## START GIVEN MATERIAL

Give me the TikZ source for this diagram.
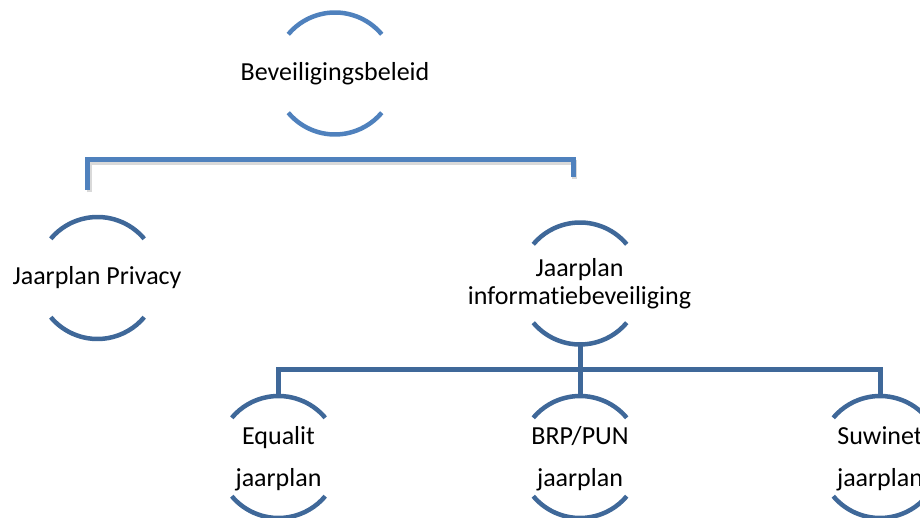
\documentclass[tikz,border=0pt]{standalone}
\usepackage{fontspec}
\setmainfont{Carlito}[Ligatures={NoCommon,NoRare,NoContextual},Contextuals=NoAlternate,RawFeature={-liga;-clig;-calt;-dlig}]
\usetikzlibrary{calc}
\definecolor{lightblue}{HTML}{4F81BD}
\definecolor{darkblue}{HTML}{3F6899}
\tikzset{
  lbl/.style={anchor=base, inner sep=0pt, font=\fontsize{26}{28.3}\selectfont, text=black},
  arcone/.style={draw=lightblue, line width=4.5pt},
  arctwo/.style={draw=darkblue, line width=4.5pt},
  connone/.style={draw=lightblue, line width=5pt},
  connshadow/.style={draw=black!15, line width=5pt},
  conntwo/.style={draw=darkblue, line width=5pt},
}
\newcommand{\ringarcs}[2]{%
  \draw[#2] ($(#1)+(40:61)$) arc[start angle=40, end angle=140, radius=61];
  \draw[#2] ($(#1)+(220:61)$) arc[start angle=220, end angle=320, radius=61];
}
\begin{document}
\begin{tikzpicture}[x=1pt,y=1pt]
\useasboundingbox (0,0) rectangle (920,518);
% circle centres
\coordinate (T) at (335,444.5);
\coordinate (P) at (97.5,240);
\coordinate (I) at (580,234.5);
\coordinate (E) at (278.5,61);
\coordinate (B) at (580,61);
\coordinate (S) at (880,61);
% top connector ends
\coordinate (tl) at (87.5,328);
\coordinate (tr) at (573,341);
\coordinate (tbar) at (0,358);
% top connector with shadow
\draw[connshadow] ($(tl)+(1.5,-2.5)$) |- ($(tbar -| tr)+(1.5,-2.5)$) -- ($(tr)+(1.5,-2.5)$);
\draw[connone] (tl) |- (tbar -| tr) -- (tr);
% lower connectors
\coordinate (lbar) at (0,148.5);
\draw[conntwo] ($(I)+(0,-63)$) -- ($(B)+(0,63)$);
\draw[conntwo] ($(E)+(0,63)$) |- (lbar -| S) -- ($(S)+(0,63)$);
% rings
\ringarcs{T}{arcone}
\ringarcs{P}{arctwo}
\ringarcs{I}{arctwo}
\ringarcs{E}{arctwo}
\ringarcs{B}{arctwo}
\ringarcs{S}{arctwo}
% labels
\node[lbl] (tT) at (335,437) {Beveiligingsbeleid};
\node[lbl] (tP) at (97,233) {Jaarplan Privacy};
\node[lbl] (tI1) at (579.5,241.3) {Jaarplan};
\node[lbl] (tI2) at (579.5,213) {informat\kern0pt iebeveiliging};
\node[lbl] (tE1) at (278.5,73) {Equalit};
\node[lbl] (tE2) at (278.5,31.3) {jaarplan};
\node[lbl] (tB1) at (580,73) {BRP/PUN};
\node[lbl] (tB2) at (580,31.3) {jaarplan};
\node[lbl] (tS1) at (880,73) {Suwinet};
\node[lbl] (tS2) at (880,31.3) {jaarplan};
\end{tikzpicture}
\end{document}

## END GIVEN MATERIAL

Return each line exactly as written. Any picture gets left out.

Give me the TikZ source for this diagram.
\documentclass[tikz,border=0pt]{standalone}
\usepackage{fontspec}
\setmainfont{Carlito}[Ligatures={NoCommon,NoRare,NoContextual},Contextuals=NoAlternate,RawFeature={-liga;-clig;-calt;-dlig}]
\usetikzlibrary{calc}
\definecolor{lightblue}{HTML}{4F81BD}
\definecolor{darkblue}{HTML}{3F6899}
\tikzset{
  lbl/.style={anchor=base, inner sep=0pt, font=\fontsize{26}{28.3}\selectfont, text=black},
  arcone/.style={draw=lightblue, line width=4.5pt},
  arctwo/.style={draw=darkblue, line width=4.5pt},
  connone/.style={draw=lightblue, line width=5pt},
  connshadow/.style={draw=black!15, line width=5pt},
  conntwo/.style={draw=darkblue, line width=5pt},
}
\newcommand{\ringarcs}[2]{%
  \draw[#2] ($(#1)+(40:61)$) arc[start angle=40, end angle=140, radius=61];
  \draw[#2] ($(#1)+(220:61)$) arc[start angle=220, end angle=320, radius=61];
}
\begin{document}
\begin{tikzpicture}[x=1pt,y=1pt]
\useasboundingbox (0,0) rectangle (920,518);
% circle centres
\coordinate (T) at (335,444.5);
\coordinate (P) at (97.5,240);
\coordinate (I) at (580,234.5);
\coordinate (E) at (278.5,61);
\coordinate (B) at (580,61);
\coordinate (S) at (880,61);
% top connector ends
\coordinate (tl) at (87.5,328);
\coordinate (tr) at (573,341);
\coordinate (tbar) at (0,358);
% top connector with shadow
\draw[connshadow] ($(tl)+(1.5,-2.5)$) |- ($(tbar -| tr)+(1.5,-2.5)$) -- ($(tr)+(1.5,-2.5)$);
\draw[connone] (tl) |- (tbar -| tr) -- (tr);
% lower connectors
\coordinate (lbar) at (0,148.5);
\draw[conntwo] ($(I)+(0,-63)$) -- ($(B)+(0,63)$);
\draw[conntwo] ($(E)+(0,63)$) |- (lbar -| S) -- ($(S)+(0,63)$);
% rings
\ringarcs{T}{arcone}
\ringarcs{P}{arctwo}
\ringarcs{I}{arctwo}
\ringarcs{E}{arctwo}
\ringarcs{B}{arctwo}
\ringarcs{S}{arctwo}
% labels
\node[lbl] (tT) at (335,437) {Beveiligingsbeleid};
\node[lbl] (tP) at (97,233) {Jaarplan Privacy};
\node[lbl] (tI1) at (579.5,241.3) {Jaarplan};
\node[lbl] (tI2) at (579.5,213) {informat\kern0pt iebeveiliging};
\node[lbl] (tE1) at (278.5,73) {Equalit};
\node[lbl] (tE2) at (278.5,31.3) {jaarplan};
\node[lbl] (tB1) at (580,73) {BRP/PUN};
\node[lbl] (tB2) at (580,31.3) {jaarplan};
\node[lbl] (tS1) at (880,73) {Suwinet};
\node[lbl] (tS2) at (880,31.3) {jaarplan};
\end{tikzpicture}
\end{document}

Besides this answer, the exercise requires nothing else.